## What you will do
Quote from the first line below through the line that contains "import seaborn as sns", both included, and leave the pictures out.

## Supplied material
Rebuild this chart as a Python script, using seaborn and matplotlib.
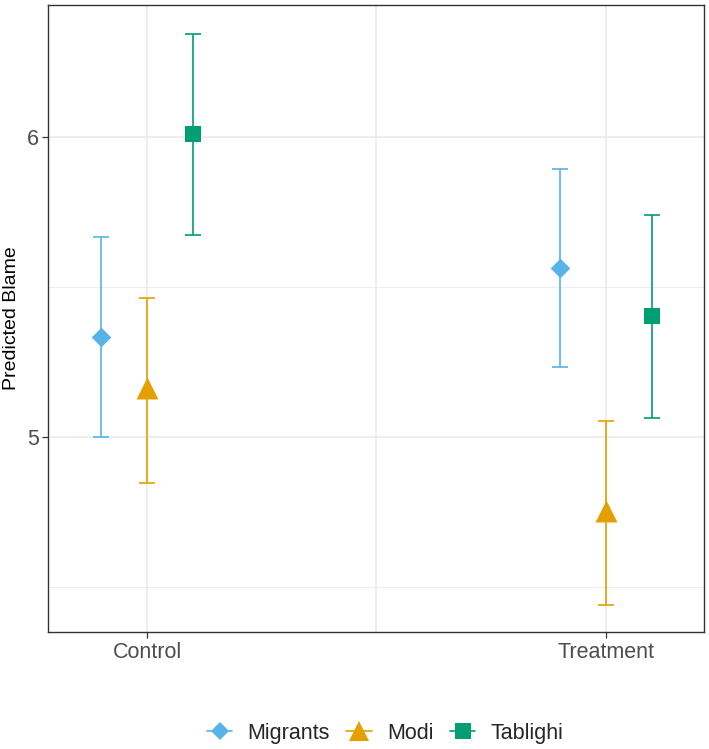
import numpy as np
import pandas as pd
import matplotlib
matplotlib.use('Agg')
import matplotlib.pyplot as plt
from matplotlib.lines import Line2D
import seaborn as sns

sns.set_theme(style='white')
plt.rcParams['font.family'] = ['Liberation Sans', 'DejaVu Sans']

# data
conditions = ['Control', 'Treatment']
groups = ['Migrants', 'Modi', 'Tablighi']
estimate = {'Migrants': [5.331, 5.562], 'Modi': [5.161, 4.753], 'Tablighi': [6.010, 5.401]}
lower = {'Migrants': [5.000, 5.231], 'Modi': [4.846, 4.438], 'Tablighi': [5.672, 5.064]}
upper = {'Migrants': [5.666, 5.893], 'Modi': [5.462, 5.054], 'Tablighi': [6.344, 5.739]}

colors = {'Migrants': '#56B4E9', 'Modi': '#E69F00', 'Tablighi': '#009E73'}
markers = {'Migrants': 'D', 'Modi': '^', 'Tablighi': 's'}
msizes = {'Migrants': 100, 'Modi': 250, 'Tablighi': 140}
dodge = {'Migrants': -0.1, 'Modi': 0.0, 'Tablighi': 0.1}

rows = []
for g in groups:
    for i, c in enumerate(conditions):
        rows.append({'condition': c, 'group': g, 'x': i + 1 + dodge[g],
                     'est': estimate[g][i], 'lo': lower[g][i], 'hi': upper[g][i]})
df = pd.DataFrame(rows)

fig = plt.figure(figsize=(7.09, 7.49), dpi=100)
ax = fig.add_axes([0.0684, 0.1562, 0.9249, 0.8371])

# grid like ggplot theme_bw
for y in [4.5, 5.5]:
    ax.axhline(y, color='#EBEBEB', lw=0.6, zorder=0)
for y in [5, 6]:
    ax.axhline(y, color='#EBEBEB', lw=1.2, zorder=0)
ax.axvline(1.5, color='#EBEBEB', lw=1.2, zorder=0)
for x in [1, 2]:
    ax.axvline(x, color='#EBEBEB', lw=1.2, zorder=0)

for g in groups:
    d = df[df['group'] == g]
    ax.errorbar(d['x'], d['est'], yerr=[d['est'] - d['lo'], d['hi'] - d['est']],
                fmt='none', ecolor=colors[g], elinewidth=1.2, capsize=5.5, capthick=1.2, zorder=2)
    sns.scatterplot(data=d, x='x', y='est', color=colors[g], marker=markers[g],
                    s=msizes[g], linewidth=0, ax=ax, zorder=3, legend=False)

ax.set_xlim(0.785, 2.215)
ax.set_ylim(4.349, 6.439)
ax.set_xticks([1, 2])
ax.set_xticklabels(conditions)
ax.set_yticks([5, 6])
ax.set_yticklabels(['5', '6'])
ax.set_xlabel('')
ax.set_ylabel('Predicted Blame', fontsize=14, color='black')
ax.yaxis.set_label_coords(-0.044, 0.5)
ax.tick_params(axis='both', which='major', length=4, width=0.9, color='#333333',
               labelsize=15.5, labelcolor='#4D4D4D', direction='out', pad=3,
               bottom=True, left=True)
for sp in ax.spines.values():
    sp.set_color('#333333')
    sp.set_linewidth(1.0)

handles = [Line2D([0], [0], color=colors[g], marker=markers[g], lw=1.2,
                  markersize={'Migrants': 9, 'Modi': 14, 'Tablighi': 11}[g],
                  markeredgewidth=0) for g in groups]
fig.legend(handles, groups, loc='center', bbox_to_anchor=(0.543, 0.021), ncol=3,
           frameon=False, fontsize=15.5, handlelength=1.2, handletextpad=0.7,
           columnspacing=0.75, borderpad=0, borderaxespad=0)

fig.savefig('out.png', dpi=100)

## Exercise response
Rebuild this chart as a Python script, using seaborn and matplotlib.
import numpy as np
import pandas as pd
import matplotlib
matplotlib.use('Agg')
import matplotlib.pyplot as plt
from matplotlib.lines import Line2D
import seaborn as sns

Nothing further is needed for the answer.